WHAT THE TASK REQUIRES = The lines from the top of the material below through the line containing "7.05, 7.06, 7.07];" are to be printed exactly, with pictures omitted.

DATA BLOCK =

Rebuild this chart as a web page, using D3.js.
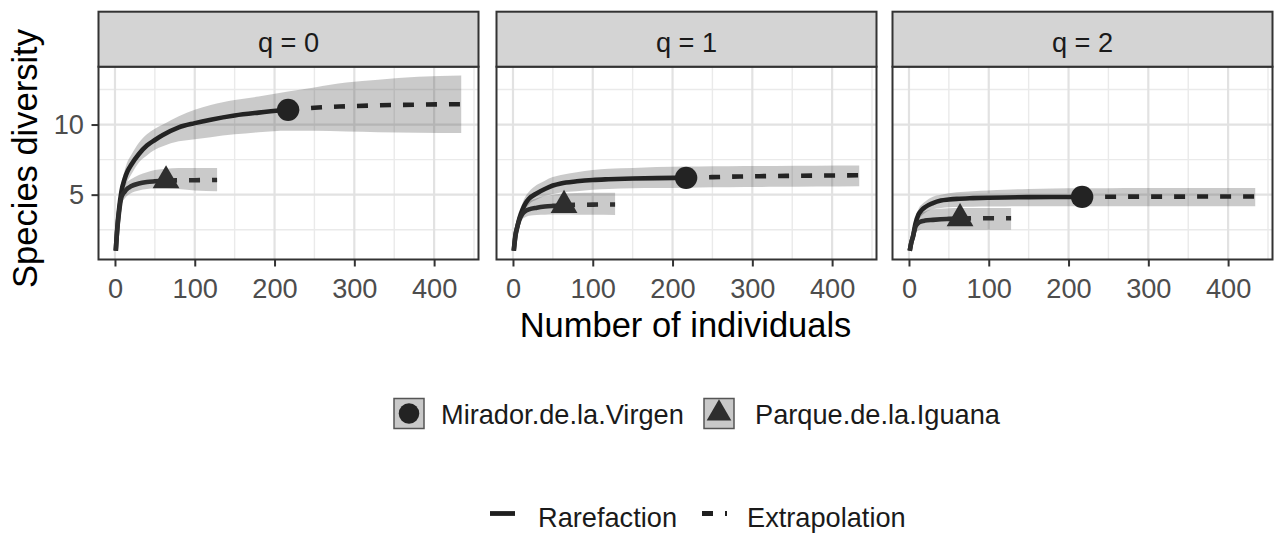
<!DOCTYPE html>
<html>
<head>
<meta charset="utf-8">
<script src="https://cdn.jsdelivr.net/npm/d3@7"></script>
<style>
  body { margin: 0; background: #ffffff; }
  svg { display: block; font-family: "Liberation Sans", Arial, sans-serif; }
</style>
</head>
<body>
<svg id="chart" width="1275" height="533"></svg>
<script>
// ---- Facets, sites and tick labels ----
const orders = ["q = 0", "q = 1", "q = 2"];
const sites = ["Mirador.de.la.Virgen", "Parque.de.la.Iguana"];
const methods = ["Rarefaction", "Extrapolation"];
const xTicks = [0, 100, 200, 300, 400];
const yTicks = [5, 10];

// ---- Sample sizes (number of individuals) ----
const sizesMirador = [1, 3, 5, 8, 12, 16, 20, 30, 40, 50, 60, 80, 100, 120, 150, 180, 217, 250, 290, 330, 380, 434];
const observedMirador = 217;
const sizesParque = [1, 3, 5, 8, 12, 16, 20, 30, 40, 50, 64, 80, 100, 128];
const observedParque = 64;

// ---- Mirador.de.la.Virgen: estimates and 95% bounds for q = 0, 1, 2 ----
const mirQ0 = [1, 2.7, 3.9, 5.2, 6.1, 6.7, 7.1, 7.9, 8.5, 8.9, 9.25, 9.8, 10.1, 10.35, 10.65, 10.85, 11.05, 11.2, 11.3, 11.37, 11.42, 11.45];
const mirQ0Lo = [1, 2.4, 3.5, 4.7, 5.5, 6.0, 6.4, 7.3, 7.8, 8.2, 8.45, 8.8, 8.95, 9.1, 9.3, 9.45, 9.55, 9.55, 9.5, 9.45, 9.42, 9.4];
const mirQ0Hi = [1, 3.0, 4.3, 5.7, 6.7, 7.4, 7.8, 8.7, 9.3, 9.7, 10.0, 10.6, 11.05, 11.4, 11.75, 12.0, 12.35, 12.65, 13.0, 13.2, 13.4, 13.5];

const mirQ1 = [1, 2.1, 2.6, 3.3, 3.95, 4.4, 4.7, 5.1, 5.4, 5.65, 5.8, 5.95, 6.05, 6.1, 6.15, 6.18, 6.2, 6.25, 6.3, 6.33, 6.36, 6.38];
const mirQ1Lo = [1, 1.9, 2.3, 3.0, 3.6, 4.0, 4.3, 4.65, 4.9, 5.05, 5.15, 5.25, 5.35, 5.4, 5.45, 5.47, 5.5, 5.52, 5.54, 5.56, 5.58, 5.6];
const mirQ1Hi = [1, 2.3, 2.9, 3.6, 4.4, 4.9, 5.2, 5.7, 6.0, 6.25, 6.4, 6.6, 6.75, 6.85, 6.9, 6.97, 7.0, 7.02, 7.04, 7.05, 7.06, 7.07];

const mirQ2 = [1, 1.6, 2.0, 2.9, 3.6, 3.9, 4.1, 4.4, 4.58, 4.65, 4.7, 4.75, 4.78, 4.8, 4.82, 4.83, 4.84, 4.85, 4.86, 4.86, 4.87, 4.87];
const mirQ2Lo = [1, 1.5, 1.8, 2.6, 3.2, 3.5, 3.7, 3.95, 4.05, 4.1, 4.12, 4.14, 4.15, 4.16, 4.17, 4.17, 4.17, 4.17, 4.17, 4.17, 4.17, 4.17];
const mirQ2Hi = [1, 1.7, 2.2, 3.2, 4.0, 4.3, 4.5, 4.85, 5.0, 5.1, 5.17, 5.25, 5.3, 5.35, 5.4, 5.43, 5.45, 5.46, 5.47, 5.47, 5.48, 5.48];

// ---- Parque.de.la.Iguana: estimates and 95% bounds for q = 0, 1, 2 ----
const parQ0 = [1, 2.6, 3.7, 4.8, 5.2, 5.45, 5.6, 5.8, 5.9, 5.95, 6.0, 6.02, 6.03, 6.05];
const parQ0Lo = [1, 2.3, 3.3, 4.3, 4.7, 4.95, 5.1, 5.3, 5.4, 5.45, 5.45, 5.4, 5.3, 5.25];
const parQ0Hi = [1, 2.9, 4.1, 5.3, 5.7, 5.95, 6.1, 6.4, 6.6, 6.75, 6.85, 6.9, 6.9, 6.9];

const parQ1 = [1, 2.0, 2.6, 3.2, 3.65, 3.85, 3.95, 4.07, 4.15, 4.2, 4.25, 4.27, 4.29, 4.3];
const parQ1Lo = [1, 1.8, 2.3, 2.9, 3.25, 3.4, 3.5, 3.55, 3.57, 3.58, 3.58, 3.57, 3.56, 3.55];
const parQ1Hi = [1, 2.2, 2.9, 3.5, 4.0, 4.3, 4.5, 4.75, 4.9, 5.0, 5.08, 5.12, 5.13, 5.14];

const parQ2 = [1, 1.6, 2.0, 2.7, 3.0, 3.1, 3.15, 3.2, 3.24, 3.27, 3.3, 3.31, 3.32, 3.32];
const parQ2Lo = [1, 1.5, 1.8, 2.3, 2.45, 2.5, 2.5, 2.5, 2.5, 2.5, 2.5, 2.5, 2.5, 2.5];
const parQ2Hi = [1, 1.7, 2.2, 3.1, 3.5, 3.7, 3.8, 3.95, 4.0, 4.03, 4.05, 4.05, 4.05, 4.05];

// ---- Assemble per-site series ----
const series = [
  { name: sites[0], sizes: sizesMirador, observed: observedMirador, shape: d3.symbolCircle, size: 390, line: "#232323",
    est: [mirQ0, mirQ1, mirQ2], lo: [mirQ0Lo, mirQ1Lo, mirQ2Lo], hi: [mirQ0Hi, mirQ1Hi, mirQ2Hi] },
  { name: sites[1], sizes: sizesParque, observed: observedParque, shape: d3.symbolTriangle, size: 310, line: "#2e2e2e",
    est: [parQ0, parQ1, parQ2], lo: [parQ0Lo, parQ1Lo, parQ2Lo], hi: [parQ0Hi, parQ1Hi, parQ2Hi] }
];

// ---- Layout ----
const panelLefts = [98.5, 496.5, 892.5];
const panelW = 380;
const stripTop = 11.7, stripBottom = 66.7, panelBottom = 259.5;
const fontTick = 27.2, fontTitle = 34.5;
const curveWidth = 4.6;

const svg = d3.select("#chart");

// Shared scales (ggplot-style 5% expansion)
const allSizes = series.flatMap(s => s.sizes);
const [xMin, xMax] = d3.extent(allSizes);
const xPad = (xMax - xMin) * 0.05;
const allLo = series.flatMap(s => s.lo.flat());
const allHi = series.flatMap(s => s.hi.flat());
const yMin = d3.min(allLo), yMax = d3.max(allHi);
const yPad = (yMax - yMin) * 0.05;

const y = d3.scaleLinear().domain([yMin - yPad, yMax + yPad]).range([panelBottom, stripBottom]);

const bandFill = "#3c3c3c", bandOpacity = 0.27;

orders.forEach((label, qi) => {
  const left = panelLefts[qi];
  const x = d3.scaleLinear().domain([xMin - xPad, xMax + xPad]).range([left, left + panelW]);
  const g = svg.append("g");

  // panel background
  g.append("rect").attr("x", left).attr("y", stripBottom).attr("width", panelW)
    .attr("height", panelBottom - stripBottom).attr("fill", "#ffffff");

  // grid: minor then major
  const xMinor = [50, 150, 250, 350, 450].filter(v => v > x.domain()[0] && v < x.domain()[1]);
  const yMinor = [2.5, 7.5, 12.5];
  g.selectAll(".gxm").data(xMinor).join("line")
    .attr("x1", d => x(d)).attr("x2", d => x(d)).attr("y1", stripBottom).attr("y2", panelBottom)
    .attr("stroke", "#eaeaea").attr("stroke-width", 1.4);
  g.selectAll(".gym").data(yMinor).join("line")
    .attr("x1", left).attr("x2", left + panelW).attr("y1", d => y(d)).attr("y2", d => y(d))
    .attr("stroke", "#eaeaea").attr("stroke-width", 1.4);
  g.selectAll(".gx").data(xTicks).join("line")
    .attr("x1", d => x(d)).attr("x2", d => x(d)).attr("y1", stripBottom).attr("y2", panelBottom)
    .attr("stroke", "#e2e2e2").attr("stroke-width", 2.2);
  g.selectAll(".gy").data(yTicks).join("line")
    .attr("x1", left).attr("x2", left + panelW).attr("y1", d => y(d)).attr("y2", d => y(d))
    .attr("stroke", "#e2e2e2").attr("stroke-width", 2.2);

  // confidence bands
  series.forEach(s => {
    const pts = s.sizes.map((m, i) => ({ m, lo: s.lo[qi][i], hi: s.hi[qi][i] }));
    const area = d3.area().x(d => x(d.m)).y0(d => y(d.lo)).y1(d => y(d.hi)).curve(d3.curveMonotoneX);
    g.append("path").datum(pts).attr("d", area).attr("fill", bandFill).attr("fill-opacity", bandOpacity);
  });

  // rarefaction (solid) and extrapolation (dashed) curves, then observed points
  series.forEach(s => {
    const pts = s.sizes.map((m, i) => ({ m, v: s.est[qi][i] }));
    const line = d3.line().x(d => x(d.m)).y(d => y(d.v)).curve(d3.curveMonotoneX);
    const rare = pts.filter(d => d.m <= s.observed);
    const extra = pts.filter(d => d.m >= s.observed);
    g.append("path").datum(rare).attr("d", line).attr("fill", "none")
      .attr("stroke", s.line).attr("stroke-width", curveWidth).attr("stroke-linejoin", "round");
    g.append("path").datum(extra).attr("d", line).attr("fill", "none")
      .attr("stroke", s.line).attr("stroke-width", curveWidth).attr("stroke-dasharray", "11 12");
    const obs = pts.find(d => d.m === s.observed);
    g.append("path").attr("d", d3.symbol().type(s.shape).size(s.size)())
      .attr("transform", `translate(${x(obs.m)},${y(obs.v)})`).attr("fill", s.line);
  });

  // panel border
  g.append("rect").attr("x", left).attr("y", stripBottom).attr("width", panelW)
    .attr("height", panelBottom - stripBottom).attr("fill", "none")
    .attr("stroke", "#333333").attr("stroke-width", 2);

  // strip
  g.append("rect").attr("x", left).attr("y", stripTop).attr("width", panelW)
    .attr("height", stripBottom - stripTop).attr("fill", "#d4d4d4")
    .attr("stroke", "#333333").attr("stroke-width", 2);
  g.append("text").attr("x", left + panelW / 2).attr("y", 52).attr("text-anchor", "middle")
    .attr("font-size", fontTick).attr("fill", "#1a1a1a").text(label);

  // x axis
  const xa = svg.append("g").attr("transform", `translate(0,${panelBottom})`)
    .call(d3.axisBottom(x).tickValues(xTicks).tickSize(7).tickPadding(12).tickFormat(d3.format("d")));
  xa.select(".domain").remove();
  xa.selectAll(".tick line").attr("stroke", "#333333").attr("stroke-width", 2);
  xa.selectAll(".tick text").attr("font-size", fontTick).attr("fill", "#4d4d4d")
    .attr("font-family", "Liberation Sans, Arial, sans-serif");

  // y axis on first panel only
  if (qi === 0) {
    const ya = svg.append("g").attr("transform", `translate(${left},0)`)
      .call(d3.axisLeft(y).tickValues(yTicks).tickSize(7).tickPadding(7.5));
    ya.select(".domain").remove();
    ya.selectAll(".tick line").attr("stroke", "#333333").attr("stroke-width", 2);
    ya.selectAll(".tick text").attr("font-size", fontTick).attr("fill", "#4d4d4d")
      .attr("font-family", "Liberation Sans, Arial, sans-serif");
  }
});

// axis titles
svg.append("text").attr("x", (panelLefts[0] + panelLefts[2] + panelW) / 2).attr("y", 337)
  .attr("text-anchor", "middle").attr("font-size", fontTitle).attr("fill", "#000").text("Number of individuals");
svg.append("text").attr("transform", "translate(37,158.5) rotate(-90)")
  .attr("text-anchor", "middle").attr("font-size", fontTitle).attr("fill", "#000").text("Species diversity");

// ---- Legend: sites ----
const siteKeys = [
  { x: 394, textX: 441 },
  { x: 704, textX: 755 }
];
series.forEach((s, i) => {
  const k = siteKeys[i];
  const lg = svg.append("g");
  lg.append("rect").attr("x", k.x).attr("y", 398.5).attr("width", 30).attr("height", 30)
    .attr("fill", "#c9c9c9").attr("stroke", "#555555").attr("stroke-width", 1.5);
  lg.append("path").attr("d", d3.symbol().type(s.shape).size(s.size * 0.85)())
    .attr("transform", `translate(${k.x + 15},${413.5})`).attr("fill", s.line);
  lg.append("text").attr("x", k.textX).attr("y", 423.5).attr("font-size", fontTick)
    .attr("fill", "#1a1a1a").text(s.name);
});

// ---- Legend: methods ----
const methodKeys = [
  { x: 490, textX: 538, dash: null },
  { x: 702, textX: 747, dash: "11 12" }
];
methods.forEach((m, i) => {
  const k = methodKeys[i];
  const ln = svg.append("line").attr("x1", k.x).attr("x2", k.x + 25).attr("y1", 513.5).attr("y2", 513.5)
    .attr("stroke", "#1f1f1f").attr("stroke-width", 4.8);
  if (k.dash) ln.attr("stroke-dasharray", k.dash);
  svg.append("text").attr("x", k.textX).attr("y", 527).attr("font-size", fontTick)
    .attr("fill", "#1a1a1a").text(m);
});
</script>
</body>
</html>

ANSWER TO THE EXERCISE =
Rebuild this chart as a web page, using D3.js.
<!DOCTYPE html>
<html>
<head>
<meta charset="utf-8">
<script src="https://cdn.jsdelivr.net/npm/d3@7"></script>
<style>
  body { margin: 0; background: #ffffff; }
  svg { display: block; font-family: "Liberation Sans", Arial, sans-serif; }
</style>
</head>
<body>
<svg id="chart" width="1275" height="533"></svg>
<script>
// ---- Facets, sites and tick labels ----
const orders = ["q = 0", "q = 1", "q = 2"];
const sites = ["Mirador.de.la.Virgen", "Parque.de.la.Iguana"];
const methods = ["Rarefaction", "Extrapolation"];
const xTicks = [0, 100, 200, 300, 400];
const yTicks = [5, 10];

// ---- Sample sizes (number of individuals) ----
const sizesMirador = [1, 3, 5, 8, 12, 16, 20, 30, 40, 50, 60, 80, 100, 120, 150, 180, 217, 250, 290, 330, 380, 434];
const observedMirador = 217;
const sizesParque = [1, 3, 5, 8, 12, 16, 20, 30, 40, 50, 64, 80, 100, 128];
const observedParque = 64;

// ---- Mirador.de.la.Virgen: estimates and 95% bounds for q = 0, 1, 2 ----
const mirQ0 = [1, 2.7, 3.9, 5.2, 6.1, 6.7, 7.1, 7.9, 8.5, 8.9, 9.25, 9.8, 10.1, 10.35, 10.65, 10.85, 11.05, 11.2, 11.3, 11.37, 11.42, 11.45];
const mirQ0Lo = [1, 2.4, 3.5, 4.7, 5.5, 6.0, 6.4, 7.3, 7.8, 8.2, 8.45, 8.8, 8.95, 9.1, 9.3, 9.45, 9.55, 9.55, 9.5, 9.45, 9.42, 9.4];
const mirQ0Hi = [1, 3.0, 4.3, 5.7, 6.7, 7.4, 7.8, 8.7, 9.3, 9.7, 10.0, 10.6, 11.05, 11.4, 11.75, 12.0, 12.35, 12.65, 13.0, 13.2, 13.4, 13.5];

const mirQ1 = [1, 2.1, 2.6, 3.3, 3.95, 4.4, 4.7, 5.1, 5.4, 5.65, 5.8, 5.95, 6.05, 6.1, 6.15, 6.18, 6.2, 6.25, 6.3, 6.33, 6.36, 6.38];
const mirQ1Lo = [1, 1.9, 2.3, 3.0, 3.6, 4.0, 4.3, 4.65, 4.9, 5.05, 5.15, 5.25, 5.35, 5.4, 5.45, 5.47, 5.5, 5.52, 5.54, 5.56, 5.58, 5.6];
const mirQ1Hi = [1, 2.3, 2.9, 3.6, 4.4, 4.9, 5.2, 5.7, 6.0, 6.25, 6.4, 6.6, 6.75, 6.85, 6.9, 6.97, 7.0, 7.02, 7.04, 7.05, 7.06, 7.07];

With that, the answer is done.